Recently in my Icelandic studies I was wondering what the next step is. Move to Iceland? Hardly. I live and work here. A language is an unusual skill, unlike long division, it is a social activity and you can’t really get good at it if it is a skill used in isolation. So to learn Icelandic, one must move to Iceland or join or create the local community.
Icelandic has died twice in the US. The first time was the Vinland settlement. All the speakers died. Lessons learned? Try not to die. The second time was Gimli, Mantoba in Canada. The language died out, probably because the kids stopped speaking it (no Icelandic at public schools), the spouse didn’t speak it (but everyone already spoke English). And there probably wasn’t any experience with bilingualism– i.e. code switching or any cultural preference for using one language in one domain and another in a another domain. There is a book on the matter, someday I should read it.
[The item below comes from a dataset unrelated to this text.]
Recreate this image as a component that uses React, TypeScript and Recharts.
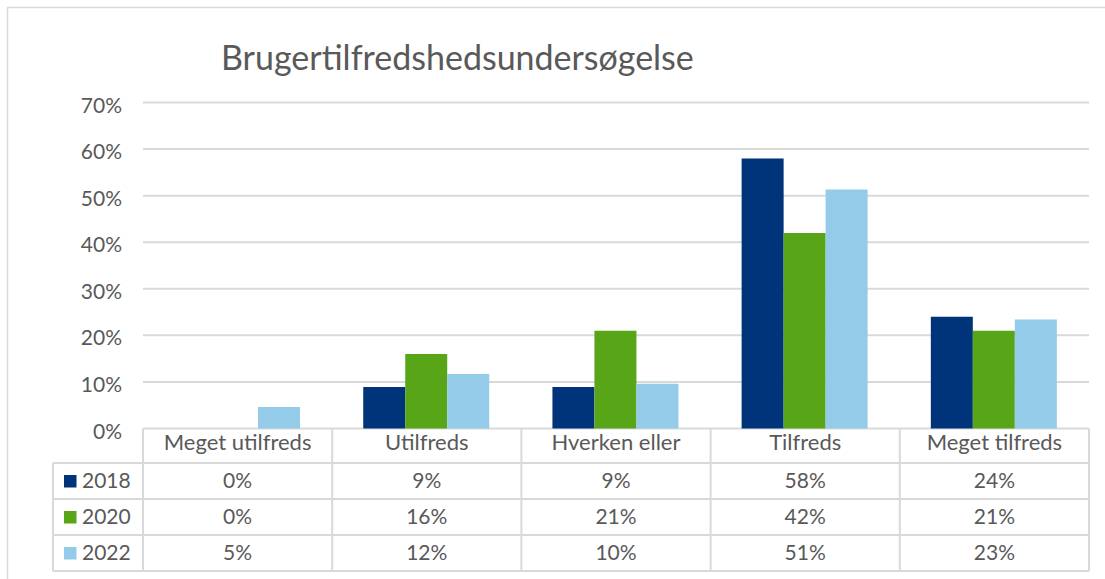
import React from "react";
import { BarChart, Bar, XAxis, YAxis, CartesianGrid } from "recharts";

const categories = ["Meget utilfreds", "Utilfreds", "Hverken eller", "Tilfreds", "Meget tilfreds"];
const years = ["2018", "2020", "2022"];
const values2018 = [0, 8.9, 8.9, 58, 24];
const values2020 = [0, 16, 21, 42, 21];
const values2022 = [4.6, 11.7, 9.6, 51.3, 23.4];
const yTicks = [0, 10, 20, 30, 40, 50, 60, 70];
const title = "Brugertilfredshedsundersøgelse";

const palette = ["#00347a", "#58a618", "#93cbe8"];
const seriesValues = [values2018, values2020, values2022];

const data = categories.map((name, i) => ({
  name,
  y2018: values2018[i],
  y2020: values2020[i],
  y2022: values2022[i],
}));

const W = 1105;
const H = 579;
const PLOT_LEFT = 143;
const PLOT_RIGHT = 1089;
const PLOT_TOP = 102.5;
const PLOT_BOTTOM = 428.5;
const X_AXIS_H = 30;
const Y_AXIS_W = 60;
const FONT = "Lato, 'Open Sans', sans-serif";
const TEXT = "#595959";
const GRID = "#d9d9d9";

const ROW_TOPS = [463, 499, 535];
const ROW_H = 36;
const LEGEND_LEFT = 53;

function YTick(props: any) {
  const { x, y, payload } = props;
  return (
    <text x={x} y={y + 10} textAnchor="end" fill={TEXT} fontSize={21} fontFamily={FONT}>
      {payload.value}%
    </text>
  );
}

function DataTable() {
  const colW = (PLOT_RIGHT - PLOT_LEFT) / categories.length;
  const bottom = ROW_TOPS[ROW_TOPS.length - 1] + ROW_H;
  return (
    <svg width={W} height={H} style={{ position: "absolute", left: 0, top: 0, pointerEvents: "none" }}>
      <rect x={7.5} y={7.5} width={W + 50} height={H + 50} fill="none" stroke={GRID} strokeWidth={1.5} />
      <text x={221} y={70} fill={TEXT} fontSize={34} fontFamily={FONT}>
        {title}
      </text>
      {categories.map((_, i) => (
        <line key={"v" + i} x1={PLOT_LEFT + i * colW} x2={PLOT_LEFT + i * colW} y1={PLOT_BOTTOM} y2={bottom} stroke={GRID} strokeWidth={2} />
      ))}
      <line x1={PLOT_RIGHT} x2={PLOT_RIGHT} y1={PLOT_BOTTOM} y2={bottom} stroke={GRID} strokeWidth={2} />
      <line x1={LEGEND_LEFT} x2={LEGEND_LEFT} y1={ROW_TOPS[0]} y2={bottom} stroke={GRID} strokeWidth={2} />
      {[...ROW_TOPS, bottom].map((y, i) => (
        <line key={"h" + i} x1={LEGEND_LEFT} x2={PLOT_RIGHT} y1={y} y2={y} stroke={GRID} strokeWidth={2} />
      ))}
      {years.map((yr, r) => (
        <g key={yr}>
          <rect x={64} y={ROW_TOPS[r] + 12} width={12.5} height={12.5} fill={palette[r]} />
          <text x={82} y={ROW_TOPS[r] + 25} fill={TEXT} fontSize={21} fontFamily={FONT}>
            {yr}
          </text>
          {seriesValues[r].map((v, c) => (
            <text
              key={c}
              x={PLOT_LEFT + (c + 0.5) * colW}
              y={ROW_TOPS[r] + 25}
              textAnchor="middle"
              fill={TEXT}
              fontSize={21}
              fontFamily={FONT}
            >
              {Math.round(v)}%
            </text>
          ))}
        </g>
      ))}
    </svg>
  );
}

export default function App() {
  return (
    <div style={{ position: "absolute", left: 0, top: 0, width: W, height: H, overflow: "hidden", background: "#fff" }}>
      <BarChart
        width={W}
        height={H}
        data={data}
        margin={{
          top: PLOT_TOP,
          right: W - PLOT_RIGHT,
          bottom: H - PLOT_BOTTOM - X_AXIS_H,
          left: PLOT_LEFT - Y_AXIS_W,
        }}
        barGap={0}
        barCategoryGap="16.4%"
      >
        <CartesianGrid vertical={false} stroke={GRID} strokeWidth={2} />
        <XAxis
          dataKey="name"
          height={X_AXIS_H}
          axisLine={false}
          tickLine={false}
          tickSize={0}
          tickMargin={6}
          interval={0}
          tick={{ fill: TEXT, fontSize: 22, fontFamily: FONT }}
        />
        <YAxis
          width={Y_AXIS_W}
          domain={[0, 70]}
          ticks={yTicks}
          axisLine={false}
          tickLine={false}
          tickSize={0}
          tickMargin={21}
          tick={<YTick />}
        />
        <Bar dataKey="y2018" name="2018" fill={palette[0]} isAnimationActive={false} />
        <Bar dataKey="y2020" name="2020" fill={palette[1]} isAnimationActive={false} />
        <Bar dataKey="y2022" name="2022" fill={palette[2]} isAnimationActive={false} />
      </BarChart>
      <DataTable />
    </div>
  );
}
Those who study Icelandic typically fit these profiles:
Linguists and Polyglots. Icelandic is an island language that has a remarkably small number of loan words and a remarkable level of intelligibility with it’s 1000 year old form. This makes it interesting for studying regarding the history of language change. The motivated linguists or polyglot has above average talent for acquiring the language, but are not especially likely to be near someone who speaks it. The language hobbyists tend to be evenly spread out across the entire country. Someone from this profile might have mastered “Colloquial Icelandic” from a year of study, but after that, outside of the internet, they don’t have a forum to use it.
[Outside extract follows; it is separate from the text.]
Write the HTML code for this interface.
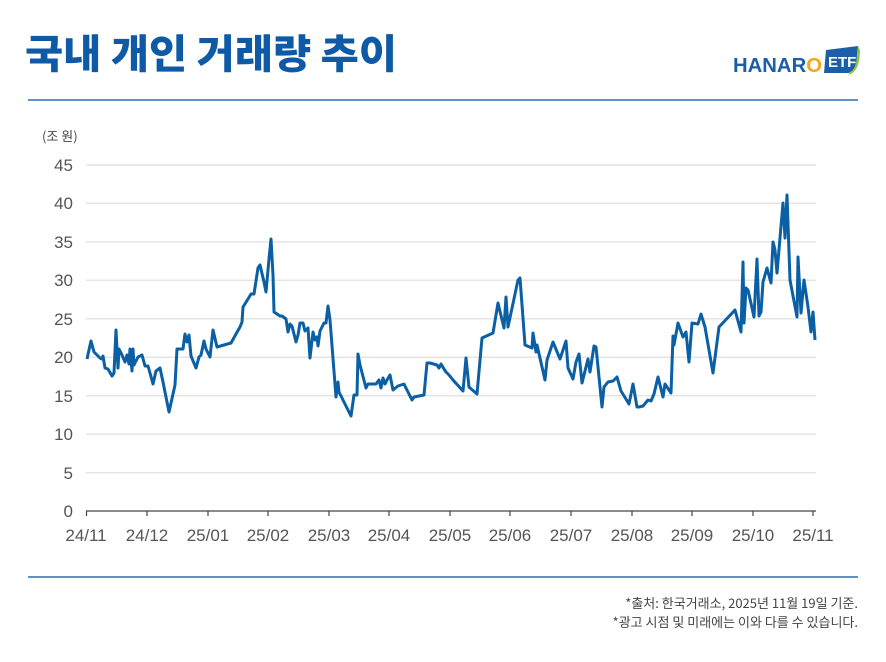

Asatru. Wicca and Paganism are becoming popular enough in the US to be visible. It is a separate, but similar to Wicca and there is some overlap in the sorts of people who are interested. Asatru is the pre-Christian traditional religion that persisted in Iceland longer than anywhere else in Europe. Peripheral beliefs such as in Elfs and other hidden beings persists through today and co-existed with Christianity throughout. Asatru in Iceland is also going through a revival with a non-trivial number of people, even in the big city, getting married under the old customs. Because the religion is something of a recovered and reconstructed religion, the relevant historical texts and stories are in Icelandic. So the other important profile of the Icelandic learner in the US is the learner interested in Asatru.
This is tempered by the fact that Asatru and Germanic paganism is the ancient customs of an area that now speaks probably 6 or more distinct languages (Swedish, Danish, German, Icelandic, etc) And if one wants to get academic, Asatru is in part a continuation of the Indoeuropean Sky-Father cult that dates from the bronze age Pontic tribes– so the Sky Father cult covers all modern and past Indo-european languages! Icelandic still has an edge in that a lot of material was written down, where as elsewhere the customs died out before being written down.
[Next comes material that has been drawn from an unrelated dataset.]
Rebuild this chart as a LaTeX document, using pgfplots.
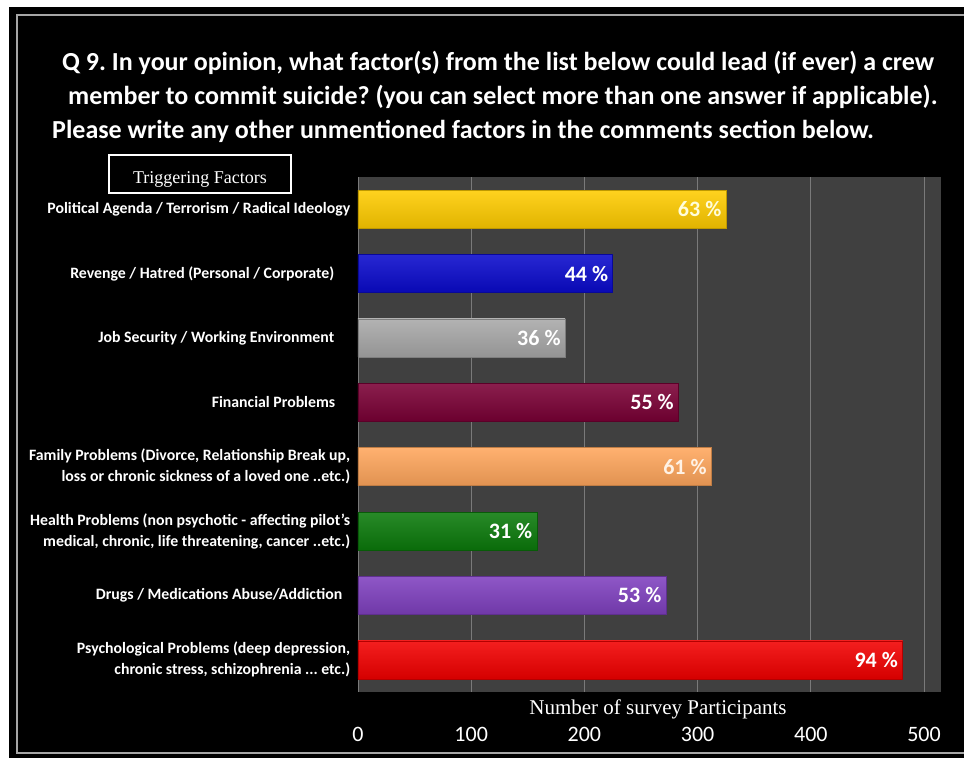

Travel and Business. There is actually no reason to learn Icelandic for short travel or business trips. If you are visiting Iceland for a week, or selling restaurant franchises, or what have you, there is no reason to learn Icelandic.
Living and working in Iceland. You can get by in Iceland without knowing Icelandic, as long as you know English. It probably isn’t good idea, you’ll miss out on a lot of what’s going on, but you will be able to get the daily essentials of life done. Depending on within who and where you are working, this might be the complete reverse situation. If you are going to work in the Embassy, and you job is to talk to anyone who walks in the door, you will obviously need to learn Icelandic.
Academic and Scholarly Interests. A tiny sliver of people in the US study Icelandic, and more likely Old Norse, to study the history of Iceland and the Germanic peoples. Because the Germanic tribes didn’t write anything down, much of the written evidence for life in ancient Germanic tribes comes from Icelandic sagas! Academics only a passive understanding of Old Norse and may not even need to know modern Icelandic– that is to say, academics aren’t writing to each other in Old Norse or Icelandic (except in Iceland), for example the way academics used to use Latin in medieval Europe. And like interesting texts in any language, perfectly good translations already exist in English. So this profile is small and motivated, not because they want to hang out with people who speak Icelandic.
Immigrants. Universally in the US, immigrants stop speaking their mother tongue. They tend to marry without regard to language and in the US, don’t necessarily speak Icelandic to their kids and in general are now embedded in a society that has no tradition of bilingualism, nor a tradition of language acquisition. For this and other reasons, Icelandic is mostly dying out in the recent immigrant community.
Once the language has died out with the first wave of immigrants, the later waves of immigrants (who typically speak English just fine), don’t speak Icelandic at social events.
The irony here is that recent immigrants are the best speakers of Icelandic, but probably are one of the profiles that is less interested in continuing to use the language. Even if they are motivated, their spouse and children are probably no more motivated to learn Icelandic than Zulu or Mongolian. This puts the motivated immigrant in a rough position.